What do Lean FIRE and Fat FIRE mean?
They classify retirement by lifestyle. Lean FIRE is a frugal retirement on under ~₩20M/year (target under ~₩500M); Fat FIRE is a comfortable retirement on ₩80M-100M+/year (target ₩2B+); Regular FIRE sits in between. Barista FIRE means working part-time to cover the gap. All use the same 4% rule — just change the monthly-expense input to see each type's required assets instantly.
Why is a 3.5% withdrawal rate safer?
A lower rate means you draw down a smaller share each year, so the principal lasts longer. The 4% figure assumes a 30-year retirement, but someone retiring in their 40s-50s faces a 40-60 year horizon, raising depletion risk. So earlier retirees are advised to use 3.25-3.5% (28-30× annual spending). Adjusting the withdrawal-rate input here shows how the target grows non-linearly as the rate falls.
How much faster do I reach FIRE if I already have assets?
Existing assets compound from day one, so the effect is large. For a ₩900M target with ₩300M current assets, ₩2M monthly saving, and 7% return, you may reach FIRE 8-10+ years sooner than starting from zero. Compounding accelerates over time, so a larger initial seed makes the final stretch — where 'assets grow on their own' — far more powerful.
Which matters more: monthly savings or return rate?
It depends on your time horizon. In the first 10 years, monthly savings (your savings rate) dominate, because small balances make compounding negligible. Over 20+ years, a 1-2pp difference in annual return can swing your final assets by hundreds of millions of won. Generally, the key to FIRE is a high savings rate (50%+ of income), while return strategy is to track the market via diversified index funds (S&P 500, total-world ETFs).
How does this calculator handle taxes?
Your input tax rate is applied to each month's investment gain (interest/appreciation) before compounding. For Korean residents, deposit/bond interest is generally taxed 15.4% (income 14% + local 1.4%), and foreign stock/ETF capital gains 22% (after a ₩2.5M annual deduction). Actual tax varies greatly by sale timing and account type (ISA/pension accounts reduce tax), so this is an estimate using a single average rate.
What's a realistic way to reach FIRE faster?
Mathematically, the most powerful lever for your FIRE date is your savings rate. A widely cited figure: saving 25% of income takes ~32 years, 50% takes ~17 years, and 65% takes ~10.5 years. So: ① cut spending to raise your savings rate, ② use tax-advantaged accounts (ISA, pension savings, IRP) to lower taxes, and ③ raise income via side work or promotion and funnel the increase into savings. Controlling spending acts more directly than raising income.

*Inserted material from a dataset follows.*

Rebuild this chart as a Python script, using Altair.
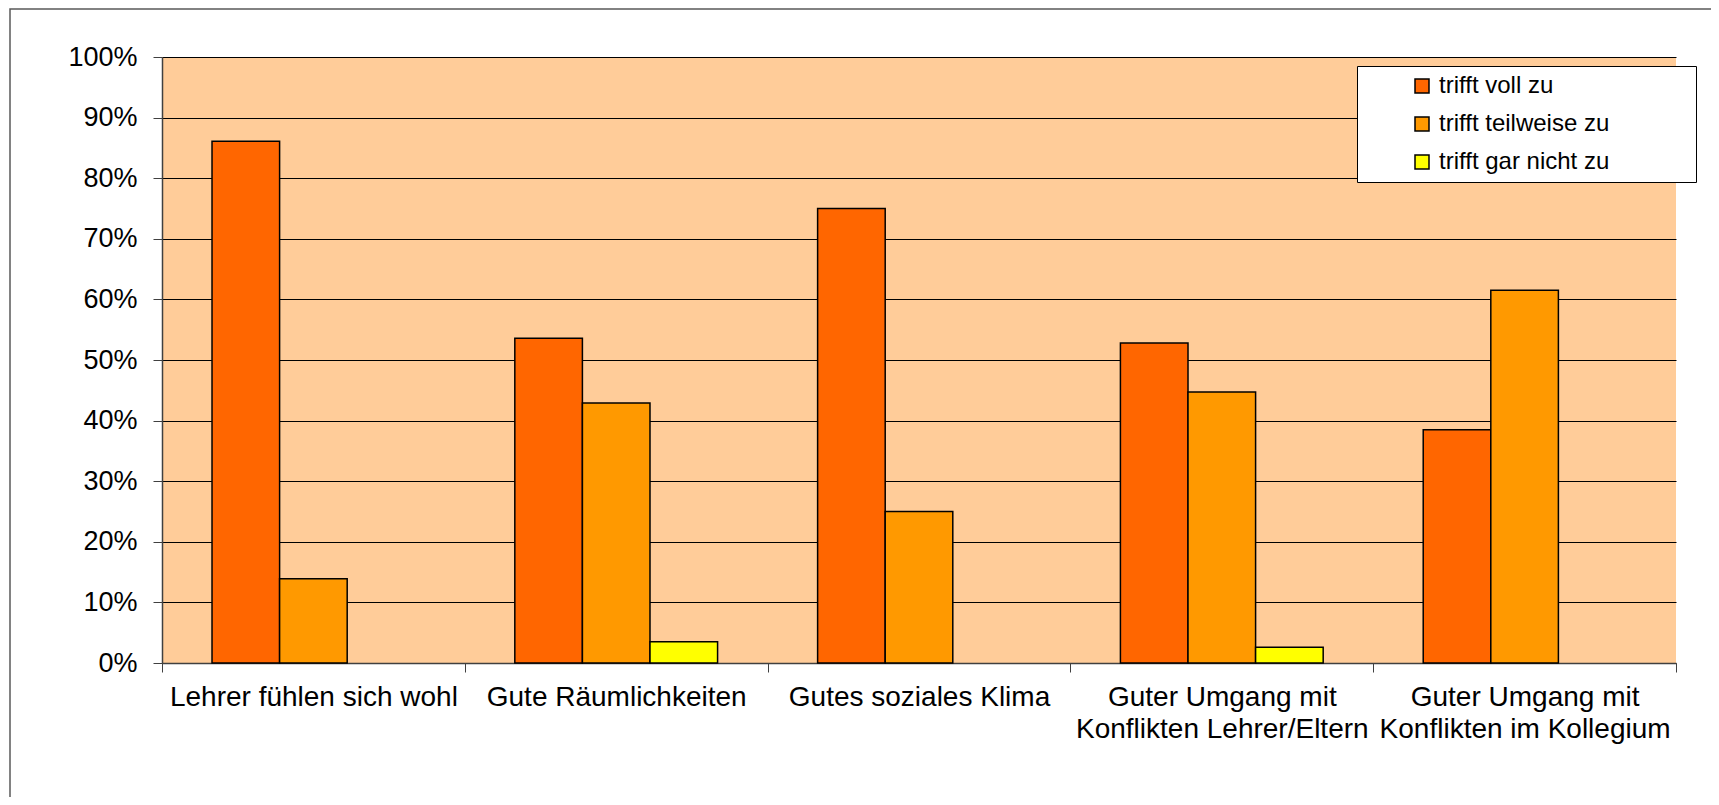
import altair as alt
import pandas as pd

categories = [
    "Lehrer fühlen sich wohl",
    "Gute Räumlichkeiten",
    "Gutes soziales Klima",
    "Guter Umgang mit\nKonflikten Lehrer/Eltern",
    "Guter Umgang mit\nKonflikten im Kollegium",
]
series_names = ["trifft voll zu", "trifft teilweise zu", "trifft gar nicht zu"]
voll = [86.1, 53.6, 75.0, 52.8, 38.5]
teilweise = [13.9, 42.9, 25.0, 44.7, 61.5]
gar_nicht = [None, 3.5, None, 2.6, None]
series_colors = ["#FF6600", "#FF9900", "#FFFF00"]
y_ticks = [0, 10, 20, 30, 40, 50, 60, 70, 80, 90, 100]

rows = []
for s, vals in zip(series_names, [voll, teilweise, gar_nicht]):
    for c, v in zip(categories, vals):
        if v is not None:
            rows.append({"category": c, "series": s, "value": v / 100})
df = pd.DataFrame(rows)

FONT = "Liberation Sans"

bars = alt.Chart(df).mark_bar(stroke="black", strokeWidth=1.5).encode(
    x=alt.X(
        "category:N",
        sort=categories,
        scale=alt.Scale(domain=categories, paddingInner=0, paddingOuter=0),
        axis=alt.Axis(
            title=None,
            labelAngle=0,
            labelExpr="split(datum.label, '\\n')",
            tickBand="extent",
            tickSize=9,
            tickColor="#404040",
            domainColor="#404040",
            domainWidth=1.5,
            labelFont=FONT,
            labelFontSize=28,
            labelColor="black",
            labelLineHeight=32,
            labelPadding=11,
            labelLimit=500,
            grid=False,
        ),
    ),
    xOffset=alt.XOffset(
        "series:N",
        sort=series_names,
        scale=alt.Scale(domain=series_names, paddingInner=0, paddingOuter=0.74),
    ),
    y=alt.Y(
        "value:Q",
        scale=alt.Scale(domain=[0, 1]),
        axis=alt.Axis(
            title=None,
            values=[t / 100 for t in y_ticks],
            format=".0%",
            grid=True,
            gridColor="black",
            gridWidth=1,
            tickSize=9,
            tickColor="#404040",
            domainColor="#404040",
            domainWidth=1.5,
            labelFont=FONT,
            labelFontSize=27,
            labelColor="black",
            labelPadding=16,
        ),
    ),
    color=alt.Color(
        "series:N",
        sort=series_names,
        scale=alt.Scale(domain=series_names, range=series_colors),
        legend=alt.Legend(
            orient="none",
            legendX=1195,
            legendY=9,
            title="\u00a0",
            titleOrient="left",
            titleFontSize=1,
            titlePadding=45,
            fillColor="white",
            strokeColor="black",
            padding=8,
            labelFont=FONT,
            labelFontSize=24,
            labelColor="black",
            labelLimit=500,
            labelOffset=5,
            labelExpr="datum.label + '\u00a0\u2800\u2800\u2800\u2800'",
            symbolType="square",
            symbolSize=196,
            symbolStrokeColor="black",
            symbolStrokeWidth=1.5,
            rowPadding=14,
        ),
    ),
)

frame = alt.Chart(alt.Data(values=[{}])).mark_rect(
    fillOpacity=0, stroke="#5a5a5a", strokeWidth=1.5
).encode(
    x=alt.value(-152), x2=alt.value(1600), y=alt.value(-48), y2=alt.value(800)
)

chart = alt.layer(frame, bars).properties(
    width=1514,
    height=606,
    autosize=alt.AutoSizeParams(type="none"),
    padding={"left": 154, "top": 49, "right": 35, "bottom": 134},
    background="white",
).configure_view(fill="#FFCC99", strokeWidth=0)

chart.save("out.html", embed_options={"renderer": "svg", "actions": False})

Can my assets keep growing even after retirement?
Yes. The 4% rule is conservative by design — historically, in many scenarios assets were larger after 30 years than at the start. When your real return (stocks' long-run real ~7%) exceeds the 4% withdrawal rate, the portfolio grows net even while you withdraw. The caveat is 'sequence of returns risk': a steep market drop in the first few years can shrink assets fast, so withdrawing conservatively early on is safer.